Analysis of Effects of Spatial Distributed Soil Properties and Soil Moisture Behavior on Hourly Streamflow Estimate through the Integration of SWAT and LSM

Abstract

This study addresses the challenge of accurately estimating hourly flow and soil moisture by integrating the Soil and Water Assessment Tool (SWAT) with a Land Surface Model (LSM). Our approach enhances SWAT by incorporating spatially distributed soil properties and a physically-based soil moisture process, using the Noah LSM for hourly soil moisture estimation. This integration captures spatial variations in soil moisture and hydraulic properties from remote sensing across the watershed.

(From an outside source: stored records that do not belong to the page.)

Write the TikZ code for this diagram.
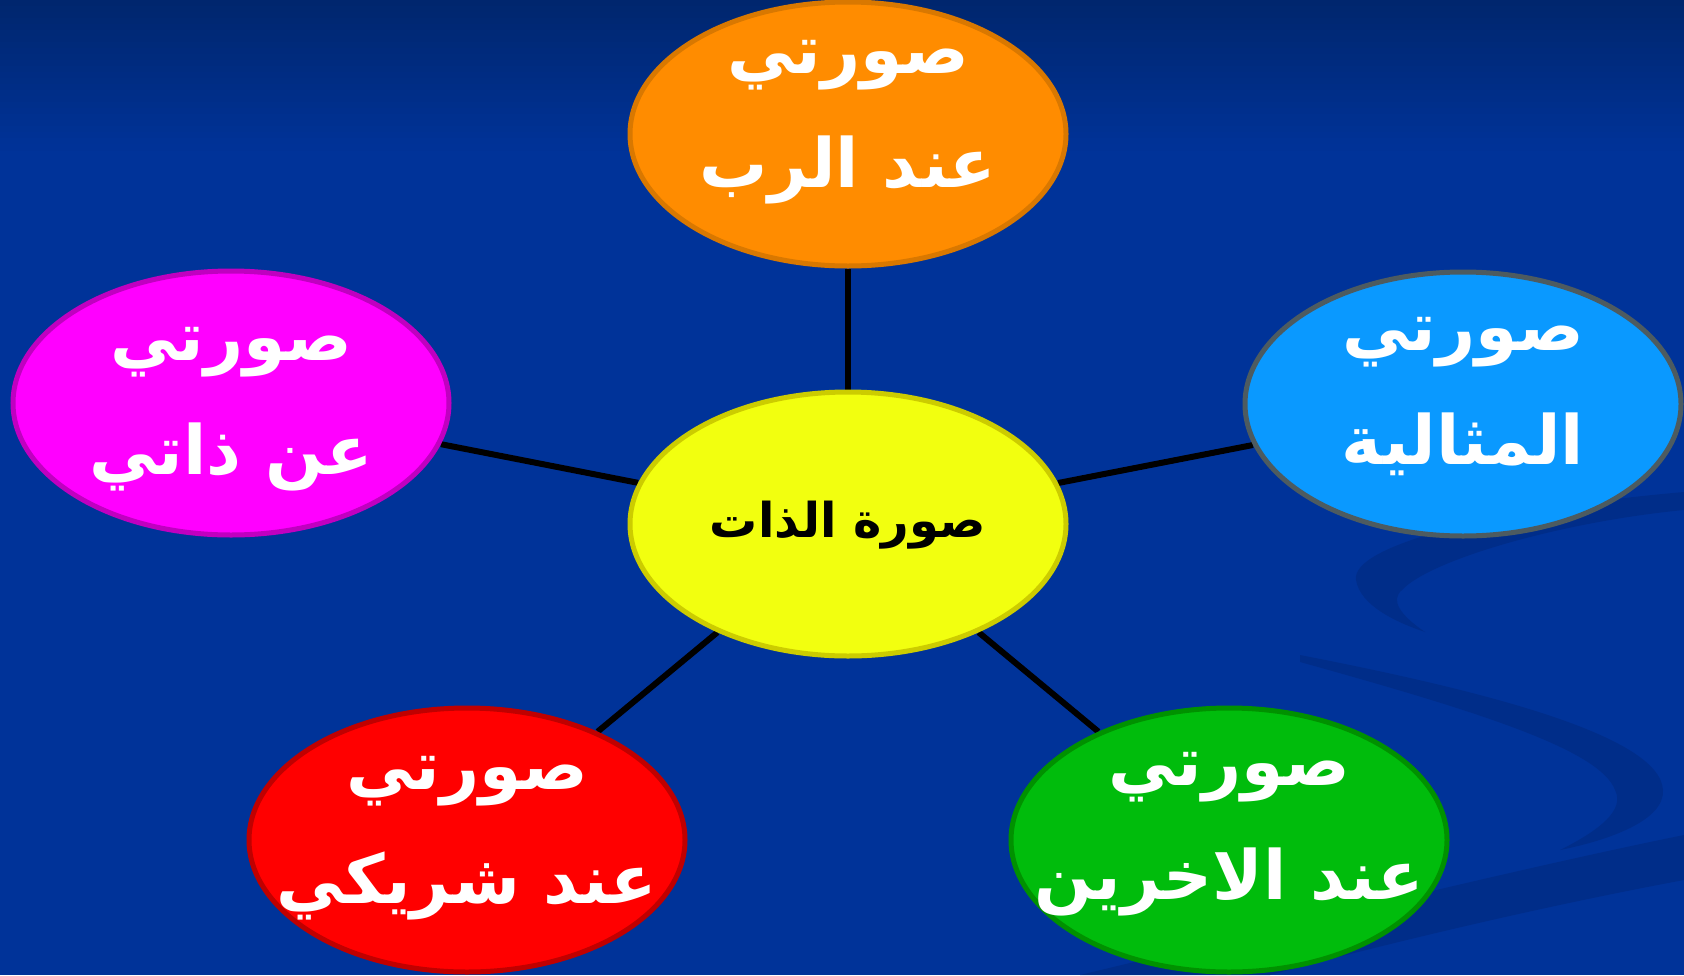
\documentclass[tikz,border=0pt]{standalone}
\usepackage{fontspec}
\newfontfamily\arabicfont[Script=Arabic]{DejaVu Sans}
\TeXXeTstate=1
\usetikzlibrary{shapes.geometric,backgrounds}
\definecolor{bgtop}{HTML}{00266E}
\definecolor{bgmain}{HTML}{003399}
\definecolor{swoosh}{HTML}{002C86}
\definecolor{orfill}{HTML}{FF8C00}\definecolor{ordraw}{HTML}{D97800}
\definecolor{yefill}{HTML}{F2FF0F}\definecolor{yedraw}{HTML}{CCCC00}
\definecolor{mafill}{HTML}{FF00FF}\definecolor{madraw}{HTML}{C000C0}
\definecolor{blfill}{HTML}{0A99FF}\definecolor{bldraw}{HTML}{4D5B60}
\definecolor{refill}{HTML}{FF0000}\definecolor{redraw}{HTML}{C00000}
\definecolor{grfill}{HTML}{00BC0C}\definecolor{grdraw}{HTML}{009100}
\begin{document}
\begin{tikzpicture}[x=1pt,y=-1pt,
  bubble/.style={ellipse, minimum width=436pt, minimum height=264pt, inner sep=0pt,
    line width=5pt},
  label/.style={align=center, text=white, inner sep=0pt,
    font=\arabicfont\bfseries\fontsize{68}{114}\selectfont},
  centerlabel/.style={label, text=black, font=\arabicfont\bfseries\fontsize{48}{60}\selectfont},
  link/.style={line width=6pt, draw=black}]
\useasboundingbox (0,0) rectangle (1684,975);
\node[bubble, fill=orfill, draw=ordraw] (god) at (848,134) {};
\node[bubble, fill=yefill, draw=yedraw] (self) at (848,524) {};
\node[bubble, fill=mafill, draw=madraw] (own) at (231,403) {};
\node[bubble, fill=blfill, draw=bldraw] (ideal) at (1463,404) {};
\node[bubble, fill=refill, draw=redraw] (partner) at (467,840) {};
\node[bubble, fill=grfill, draw=grdraw] (others) at (1229,840) {};
\node[label] (godtext) at (848,122) {\beginR صورتي\endR\\\beginR عند الرب\endR};
\node[centerlabel] (selftext) at (848,525) {\beginR صورة الذات\endR};
\node[label] (owntext) at (231,409) {\beginR صورتي\endR\\\beginR عن ذاتي\endR};
\node[label] (idealtext) at (1463,397) {\beginR صورتي\endR\\\beginR المثالية\endR};
\node[label] (partnertext) at (467,838) {\beginR صورتي\endR\\\beginR عند شريكي\endR};
\node[label] (otherstext) at (1229,834) {\beginR صورتي\endR\\\beginR عند الاخرين\endR};
\begin{pgfonlayer}{background}
  \fill[bgmain] (0,0) rectangle (1684,975);
  \foreach \i in {0,...,24} {
    \pgfmathsetmacro{\p}{4*\i}
    \fill[bgmain!\p!bgtop] (0,{6*\i}) rectangle (1684,{6*\i+6.5});
  }
  \fill[swoosh, opacity=0.8] (1684,492) .. controls (1500,508) and (1350,545) .. (1356,580)
     .. controls (1360,605) and (1395,622) .. (1425,632)
     .. controls (1400,615) and (1390,600) .. (1402,590)
     .. controls (1430,560) and (1560,522) .. (1684,510) -- cycle;
  \fill[swoosh, opacity=0.8] (1300,655) .. controls (1480,690) and (1660,735) .. (1663,790)
     .. controls (1665,820) and (1610,840) .. (1560,850)
     .. controls (1600,830) and (1625,810) .. (1615,790)
     .. controls (1600,750) and (1480,712) .. (1300,662) -- cycle;
  \fill[swoosh, opacity=0.8] (1080,975) .. controls (1350,910) and (1550,862) .. (1684,835)
     -- (1684,880) .. controls (1550,905) and (1400,940) .. (1270,975) -- cycle;
  \draw[link] (self) -- (god);
  \draw[link] (self) -- (own);
  \draw[link] (self) -- (ideal);
  \draw[link] (self) -- (partner);
  \draw[link] (self) -- (others);
\end{pgfonlayer}
\end{tikzpicture}
\end{document}
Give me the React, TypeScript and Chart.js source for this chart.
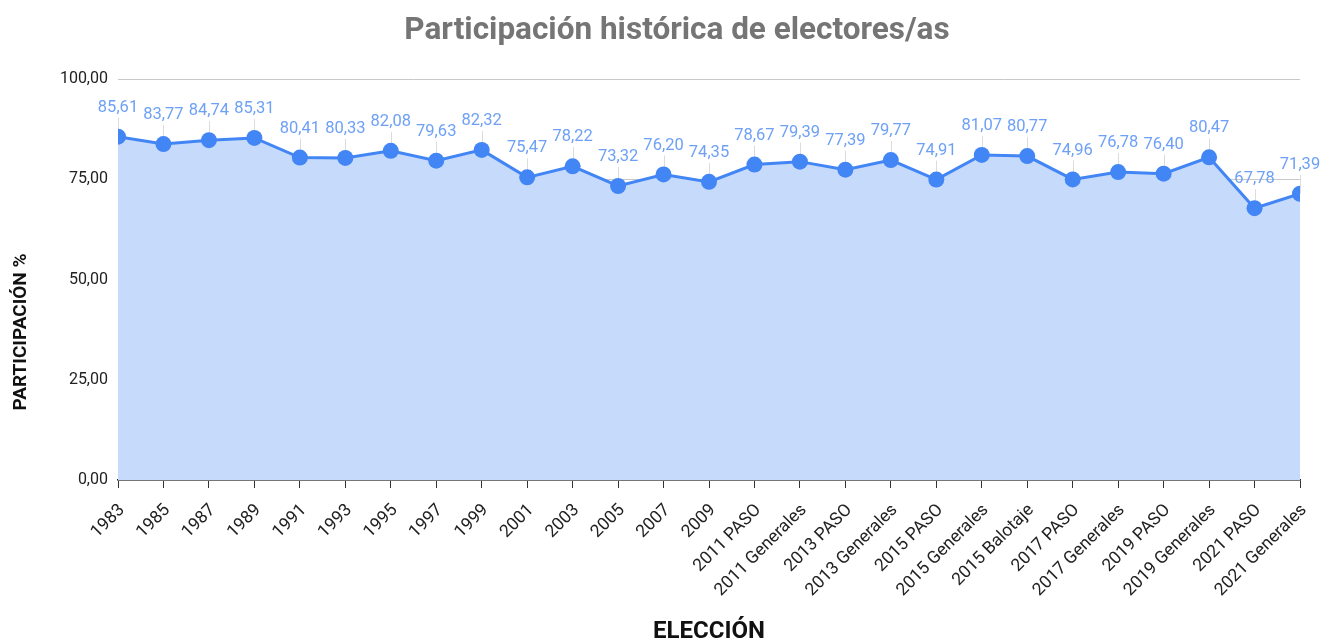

The parameter sensitivity analysis and the calibration of hourly flow were significantly impacted by the physically-based hourly soil moisture routing and the incorporation of spatially distributed soil properties. Consequently, the modified SWAT model showed improved accuracy in hourly flow simulations for long-term and multiple rainfall events. Validation results showed significant improvements, with Coefficient of Determination (R2) and Nash and Sutcliffe Efficiency (NSE) increasing by 25.95% and 33.3%, respectively, and Percent Bias (PBIAS) decreasing by 85.8%. Notably, the average error for peak flows across eight events decreased by 49%. These findings highlight the importance of initializing soil parameters based on spatial soil moisture distribution and incorporating physical process-based moisture routing to enhance hourly flow simulation accuracy. Future research should focus on validating the physical feasibility of the soil parameter set in the study area with detailed hourly flow and soil moisture data and exploring its applicability in various regions. This study provides valuable insights for the scientific community, water resources, and agricultural decision-makers regarding integrated modeling of soil moisture and hourly flow, which can inform dam operation management, disaster planning, and crop yield improvement.